• **PROBLEM DETAILS**
Return exactly the listing's lines, from its first line to the line holding "from bokeh.resources import INLINE", ends included.

********************

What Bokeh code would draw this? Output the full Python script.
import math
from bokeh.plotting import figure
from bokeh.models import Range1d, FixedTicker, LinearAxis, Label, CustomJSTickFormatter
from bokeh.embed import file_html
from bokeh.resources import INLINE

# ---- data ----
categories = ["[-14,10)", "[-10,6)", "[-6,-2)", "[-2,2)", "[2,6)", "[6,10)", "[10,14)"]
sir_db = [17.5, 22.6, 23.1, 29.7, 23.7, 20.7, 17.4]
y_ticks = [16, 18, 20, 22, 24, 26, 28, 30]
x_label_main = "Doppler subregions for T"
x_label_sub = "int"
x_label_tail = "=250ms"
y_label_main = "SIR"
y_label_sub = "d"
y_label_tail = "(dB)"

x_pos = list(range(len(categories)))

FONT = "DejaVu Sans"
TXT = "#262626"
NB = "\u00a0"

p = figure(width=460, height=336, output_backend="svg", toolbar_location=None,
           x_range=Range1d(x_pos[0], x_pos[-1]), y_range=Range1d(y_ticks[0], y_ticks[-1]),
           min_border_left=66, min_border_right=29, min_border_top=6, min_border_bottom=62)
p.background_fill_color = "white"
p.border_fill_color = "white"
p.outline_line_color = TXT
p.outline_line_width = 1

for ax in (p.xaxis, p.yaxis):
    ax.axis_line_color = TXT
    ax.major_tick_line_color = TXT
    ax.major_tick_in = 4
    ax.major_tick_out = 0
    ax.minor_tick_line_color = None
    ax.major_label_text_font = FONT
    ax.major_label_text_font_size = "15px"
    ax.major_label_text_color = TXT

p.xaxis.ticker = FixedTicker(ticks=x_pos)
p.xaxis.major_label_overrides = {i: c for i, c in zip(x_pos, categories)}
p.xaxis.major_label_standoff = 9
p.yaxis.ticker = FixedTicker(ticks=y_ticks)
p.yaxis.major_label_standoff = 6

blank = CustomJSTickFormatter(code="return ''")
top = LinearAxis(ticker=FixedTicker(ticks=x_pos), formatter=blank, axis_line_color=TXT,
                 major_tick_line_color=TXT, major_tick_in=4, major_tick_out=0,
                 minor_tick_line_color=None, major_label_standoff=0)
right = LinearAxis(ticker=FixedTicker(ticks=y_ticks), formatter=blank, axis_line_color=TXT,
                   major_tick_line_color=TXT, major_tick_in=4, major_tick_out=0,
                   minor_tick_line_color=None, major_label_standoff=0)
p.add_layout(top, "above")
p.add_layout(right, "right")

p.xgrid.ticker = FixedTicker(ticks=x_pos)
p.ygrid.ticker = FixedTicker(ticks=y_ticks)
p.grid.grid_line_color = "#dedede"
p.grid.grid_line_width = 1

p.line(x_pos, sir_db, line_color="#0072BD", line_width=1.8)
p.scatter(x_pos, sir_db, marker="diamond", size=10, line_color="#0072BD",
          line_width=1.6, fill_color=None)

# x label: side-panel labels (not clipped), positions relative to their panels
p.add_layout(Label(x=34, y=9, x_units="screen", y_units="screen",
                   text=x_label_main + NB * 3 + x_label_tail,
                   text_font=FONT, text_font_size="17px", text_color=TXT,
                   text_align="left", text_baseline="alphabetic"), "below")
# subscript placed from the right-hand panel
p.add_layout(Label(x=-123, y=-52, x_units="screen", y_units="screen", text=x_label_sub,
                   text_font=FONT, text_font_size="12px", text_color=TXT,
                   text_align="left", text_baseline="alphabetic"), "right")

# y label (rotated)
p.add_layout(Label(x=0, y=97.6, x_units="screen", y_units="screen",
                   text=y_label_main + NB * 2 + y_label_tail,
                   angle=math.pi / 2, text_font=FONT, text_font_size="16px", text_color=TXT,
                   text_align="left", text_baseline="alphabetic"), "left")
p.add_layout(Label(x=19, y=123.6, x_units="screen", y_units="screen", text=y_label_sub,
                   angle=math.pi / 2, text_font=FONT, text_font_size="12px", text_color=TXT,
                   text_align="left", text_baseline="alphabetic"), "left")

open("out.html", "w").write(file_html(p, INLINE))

********************

• **ANSWER IN FULL**
What Bokeh code would draw this? Output the full Python script.
import math
from bokeh.plotting import figure
from bokeh.models import Range1d, FixedTicker, LinearAxis, Label, CustomJSTickFormatter
from bokeh.embed import file_html
from bokeh.resources import INLINE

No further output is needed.